JASENOVAC CONCENTRATION CAMP
After the invasion of Yugoslavia by the Axis powers, the fascist Ustasa established a so-called Independent State of Croatia, and they set up Jasenovac between August 1941 and February 1942. The Ustasa were a far-right political group who had a long history of animosity towards the Serbian people of the former Yugoslavia, with whom they shared citizenship. With the Nazis now in control, the Ustasa took the opportunity to persecute hundreds of thousands of Serbs, as well as Jews and Roma people. Thus it was that over 250,000 Serbs died in the Croatian concentration camps, along with 20,000 or more Jews. And this was only in a single year: 1941 to 1942.
Situated only a few miles outside the Croatian capital of Zagreb, Jasenovac was a complex of several camps: Krapje, Brocica, Ciglana, Kozara and Stara Gradiska. Krapje and Brocica closed down after four months, but the others were not dismantled until the liberation of the country at the end of the war. Stara Gradiska was initially a camp for political prisoners, but then became a camp for women in 1942.
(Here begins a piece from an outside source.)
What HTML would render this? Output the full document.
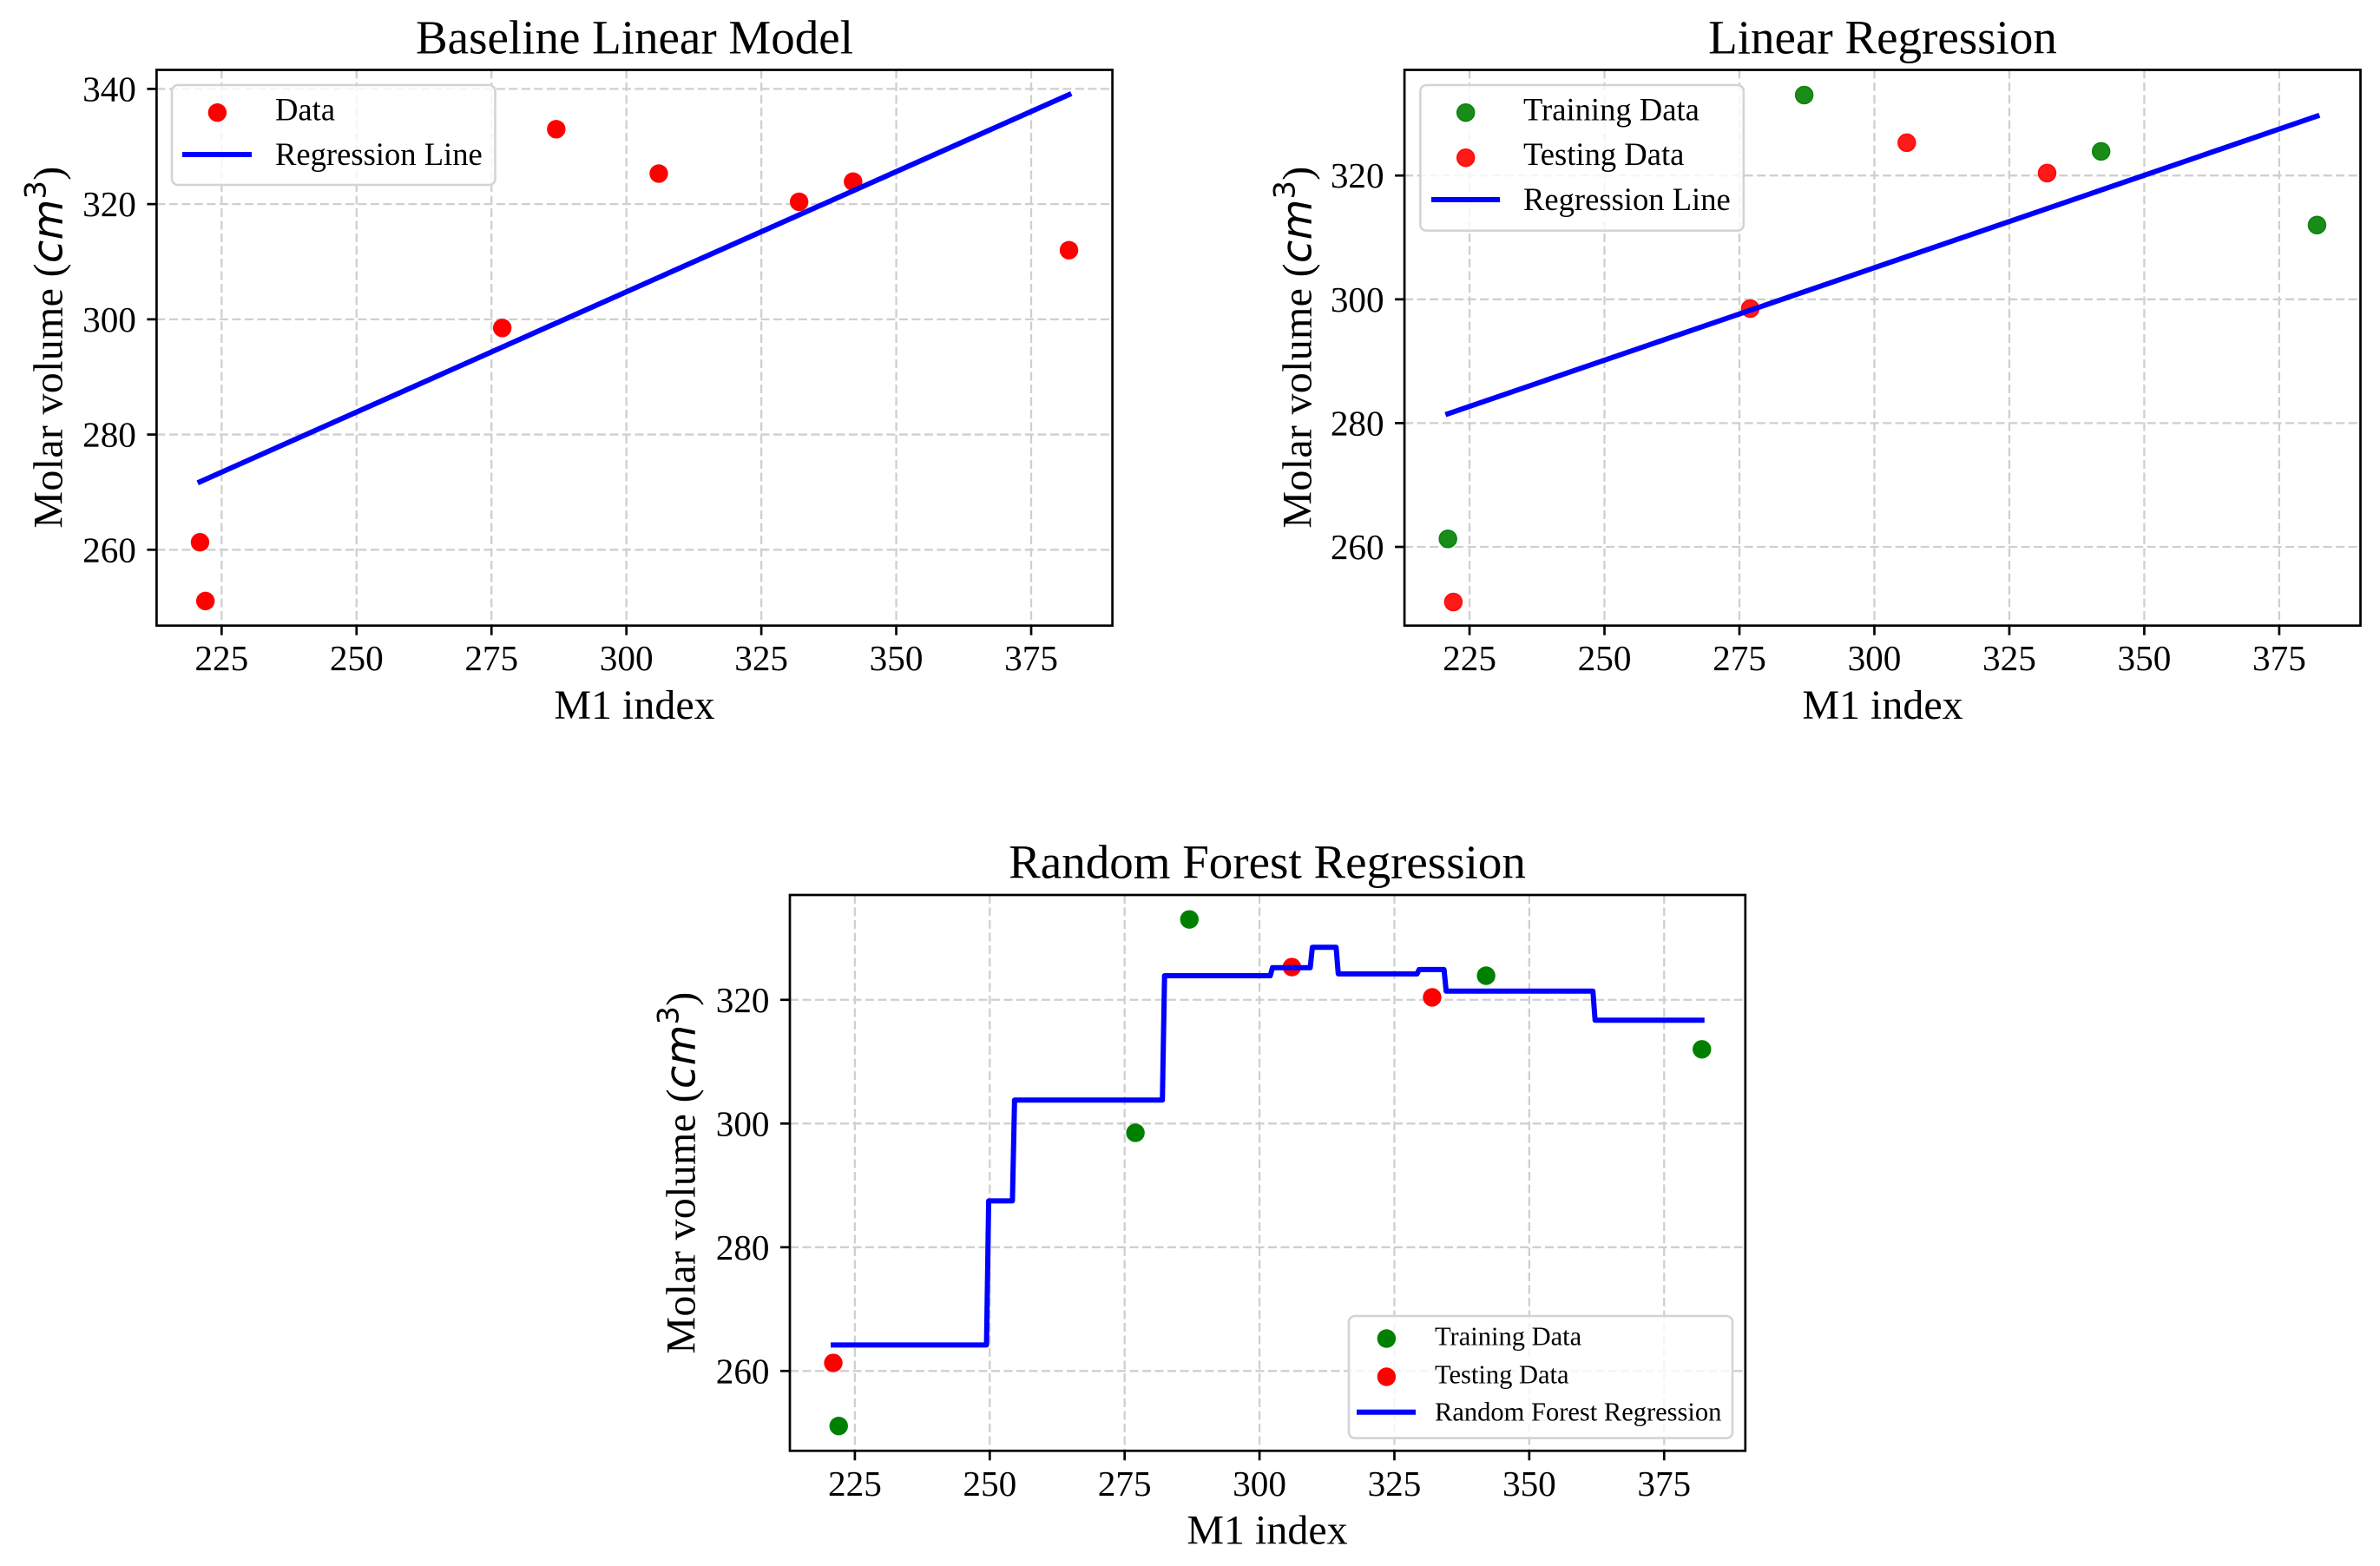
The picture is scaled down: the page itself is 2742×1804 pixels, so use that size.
<!DOCTYPE html>
<html>
<head>
<meta charset="utf-8">
<title>Molar volume regression charts</title>
<style>
html,body{margin:0;padding:0;background:#fff;}
svg{display:block;}
text{font-family:"Liberation Serif",serif;fill:#000;}
.title{font-size:55px;text-anchor:middle;}
.axl{font-size:48px;text-anchor:middle;}
.ylab{letter-spacing:.3px;}
.tick{font-size:41.2px;}
.leg{font-size:36.6px;}
.leg3{font-size:30.5px;}
.math{font-family:"DejaVu Sans",sans-serif;font-style:italic;font-size:48px;}
.sup{font-family:"DejaVu Sans",sans-serif;font-size:33.6px;}
.legbox{fill:#fff;fill-opacity:.8;stroke:#d4d4d4;stroke-width:2.6;}
</style>
</head>
<body>
<svg id="fig" width="2742" height="1804" viewBox="0 0 2742 1804" xmlns="http://www.w3.org/2000/svg">
<rect width="2742" height="1804" fill="#fff"/>

<g id="c1"></g>
<g id="c2"></g>
<g id="c3"></g>

<g>
<text class="title" x="731" y="61.7">Baseline Linear Model</text>
<text class="axl" x="731" y="828">M1 index</text>
<text class="axl ylab" transform="translate(71.4 400) rotate(-90)">Molar volume (<tspan class="math">cm</tspan><tspan class="sup" dy="-19">3</tspan><tspan dy="19">)</tspan></text>
</g>
<g>
<rect class="legbox" x="198" y="98" width="372.5" height="115" rx="7"/>
<circle cx="250.4" cy="129.7" r="10.7" fill="#f00"/>
<text class="leg" x="317" y="138.3">Data</text>
<line x1="210" x2="290" y1="178" y2="178" stroke="#00f" stroke-width="6"/>
<text class="leg" x="317" y="190">Regression Line</text>
</g>

<g>
<text class="title" x="2169" y="61.7">Linear Regression</text>
<text class="axl" x="2169" y="828">M1 index</text>
<text class="axl ylab" transform="translate(1510.5 400) rotate(-90)">Molar volume (<tspan class="math">cm</tspan><tspan class="sup" dy="-19">3</tspan><tspan dy="19">)</tspan></text>
</g>
<g>
<rect class="legbox" x="1636.4" y="98" width="372.4" height="167.7" rx="7"/>
<circle cx="1688.7" cy="129.7" r="10" fill="#008000" fill-opacity=".9" stroke="#008000" stroke-opacity=".9" stroke-width="1.5"/>
<text class="leg" x="1755" y="138.3">Training Data</text>
<circle cx="1688.7" cy="181.7" r="10" fill="#f00" fill-opacity=".9" stroke="#f00" stroke-opacity=".9" stroke-width="1.5"/>
<text class="leg" x="1755" y="190">Testing Data</text>
<line x1="1649" x2="1728" y1="230" y2="230" stroke="#00f" stroke-width="6"/>
<text class="leg" x="1755" y="242">Regression Line</text>
</g>

<g>
<text class="title" x="1460" y="1011.7">Random Forest Regression</text>
<text class="axl" x="1460" y="1778.3">M1 index</text>
<text class="axl ylab" transform="translate(800.3 1351) rotate(-90)">Molar volume (<tspan class="math">cm</tspan><tspan class="sup" dy="-19">3</tspan><tspan dy="19">)</tspan></text>
</g>
<g>
<rect class="legbox" x="1554" y="1516" width="442" height="140.7" rx="7"/>
<circle cx="1597.4" cy="1542" r="10.7" fill="#008000"/>
<text class="leg3" x="1653" y="1549.3">Training Data</text>
<circle cx="1597.4" cy="1586" r="10.7" fill="#f00"/>
<text class="leg3" x="1653" y="1593.3">Testing Data</text>
<line x1="1563" x2="1631" y1="1626.7" y2="1626.7" stroke="#00f" stroke-width="6"/>
<text class="leg3" x="1653" y="1636.7">Random Forest Regression</text>
</g>
</svg>

<script>
var xTickLabels = [225, 250, 275, 300, 325, 350, 375];
var yTicksBaseline = [260, 280, 300, 320, 340];
var yTicksOther = [260, 280, 300, 320];

var allX = [221, 222, 277, 287, 306, 332, 342, 382];
var allY = [261.3, 251.1, 298.5, 333, 325.3, 320.4, 323.9, 312];

var trainX2 = [221, 287, 342, 382];
var trainY2 = [261.3, 333, 323.9, 312];
var testX2 = [222, 277, 306, 332];
var testY2 = [251.1, 298.5, 325.3, 320.4];

var trainX3 = [222, 277, 287, 342, 382];
var trainY3 = [251.1, 298.5, 333, 323.9, 312];
var testX3 = [221, 306, 332];
var testY3 = [261.3, 325.3, 320.4];

var baselineLineX = [221, 382];
var baselineLineY = [271.8, 339];
var linearLineX = [221, 382];
var linearLineY = [281.5, 329.6];

var forestX = [221, 249.4, 249.8, 254.2, 254.6, 282, 282.4, 302, 302.4, 309.4, 309.8, 314.2, 314.6, 329.2, 329.6, 334.2, 334.6, 361.8, 362.2, 382];
var forestY = [264.2, 264.2, 287.5, 287.5, 303.8, 303.8, 323.9, 323.9, 325.2, 325.2, 328.5, 328.5, 324.2, 324.2, 324.9, 324.9, 321.4, 321.4, 316.7, 316.7];

var SVGNS = 'http://www.w3.org/2000/svg';
function make(parent, tag, attrs, txt) {
  var el = document.createElementNS(SVGNS, tag);
  for (var k in attrs) { el.setAttribute(k, attrs[k]); }
  if (txt !== undefined) { el.textContent = txt; }
  parent.appendChild(el);
  return el;
}
function axes(box) {
  return {
    x: function (v) { return box.left + (v - box.xMin) / (box.xMax - box.xMin) * (box.right - box.left); },
    y: function (v) { return box.bottom - (v - box.yMin) / (box.yMax - box.yMin) * (box.bottom - box.top); }
  };
}
function drawFrame(g, box, sc, yTicks) {
  xTickLabels.forEach(function (t) {
    var px = sc.x(t);
    var gl = make(g, 'line', {x1: px, x2: px, y1: box.top, y2: box.bottom, stroke: '#cfcfcf', 'stroke-width': 2.3, 'stroke-dasharray': '10 4.5'});
    
    
    var tk = make(g, 'line', {x1: px, x2: px, y1: box.bottom, y2: box.bottom + 11, stroke: '#000', 'stroke-width': 2.7});
    
    
    var lb = make(g, 'text', {x: px, y: box.bottom + 51.5, 'class': 'tick', 'text-anchor': 'middle'}, String(t));
    
    
  });
  yTicks.forEach(function (t) {
    var py = sc.y(t);
    var gl = make(g, 'line', {x1: box.left, x2: box.right, y1: py, y2: py, stroke: '#cfcfcf', 'stroke-width': 2.3, 'stroke-dasharray': '10 4.5'});
    
    
    var tk = make(g, 'line', {x1: box.left - 11, x2: box.left, y1: py, y2: py, stroke: '#000', 'stroke-width': 2.7});
    
    
    var lb = make(g, 'text', {x: box.left - 23.5, y: py + 14, 'class': 'tick', 'text-anchor': 'end'}, String(t));
    
    
  });
}
function drawSpines(g, box) {
  var fr = make(g, 'rect', {x: box.left, y: box.top, width: box.right - box.left, height: box.bottom - box.top, fill: 'none', stroke: '#000', 'stroke-width': 2.7});
  
  
}
function drawPoints(g, sc, xs, ys, color, faded, name) {
  xs.forEach(function (v, i) {
    var attrs = {cx: sc.x(v), cy: sc.y(ys[i]), r: faded ? 10 : 10.7, fill: color};
    if (faded) {
      attrs['fill-opacity'] = 0.9;
      attrs['stroke'] = color;
      attrs['stroke-opacity'] = 0.9;
      attrs['stroke-width'] = 1.5;
    }
    var c = make(g, 'circle', attrs);
    
    
  });
}
function drawLine(g, sc, xs, ys, name) {
  var pts = xs.map(function (v, i) { return sc.x(v).toFixed(2) + ',' + sc.y(ys[i]).toFixed(2); }).join(' ');
  var l = make(g, 'polyline', {points: pts, fill: 'none', stroke: '#00f', 'stroke-width': 6, 'stroke-linejoin': 'round', 'stroke-linecap': 'square'});
  
  
}

var box1 = {left: 180.4, right: 1281.6, top: 80.5, bottom: 720.7, xMin: 212.95, xMax: 390.05, yMin: 246.83, yMax: 343.3};
var box2 = {left: 1618.1, right: 2719.5, top: 80.5, bottom: 720.7, xMin: 212.95, xMax: 390.05, yMin: 247.28, yMax: 337.07};
var box3 = {left: 910, right: 2010.8, top: 1031, bottom: 1671.3, xMin: 212.95, xMax: 390.05, yMin: 247.09, yMax: 336.95};

var g1 = document.getElementById('c1');
var s1 = axes(box1);
drawFrame(g1, box1, s1, yTicksBaseline);
drawPoints(g1, s1, allX, allY, '#f00', false, 'data-point');
drawLine(g1, s1, baselineLineX, baselineLineY, 'regression-line');
drawSpines(g1, box1);

var g2 = document.getElementById('c2');
var s2 = axes(box2);
drawFrame(g2, box2, s2, yTicksOther);
drawPoints(g2, s2, trainX2, trainY2, '#008000', true, 'training-point');
drawPoints(g2, s2, testX2, testY2, '#f00', true, 'testing-point');
drawLine(g2, s2, linearLineX, linearLineY, 'regression-line');
drawSpines(g2, box2);

var g3 = document.getElementById('c3');
var s3 = axes(box3);
drawFrame(g3, box3, s3, yTicksOther);
drawPoints(g3, s3, trainX3, trainY3, '#008000', false, 'training-point');
drawPoints(g3, s3, testX3, testY3, '#f00', false, 'testing-point');
drawLine(g3, s3, forestX, forestY, 'random-forest-line');
drawSpines(g3, box3);
</script>
</body>
</html>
Conditions in the camps were absolutely horrifying. Prisoners were forced to live in cold, insanitary conditions without enough food to eat. The Ustasa guards, who were paramilitaries, showed extreme sadism in their treatment of the prisoners, torturing and murdering their victims on a whim. Often, prisoners would be taken out and shot at killing sites nearby, for example at Gradina and Granik. Others were rounded up and sent to concentration camps in Germany and Poland: a total of 7,000 Jews were sent to Auchwitz. Yet others, who had skills useful to the Croats, such as carpenters, electricians and tailors, were used as forced labour in workshops.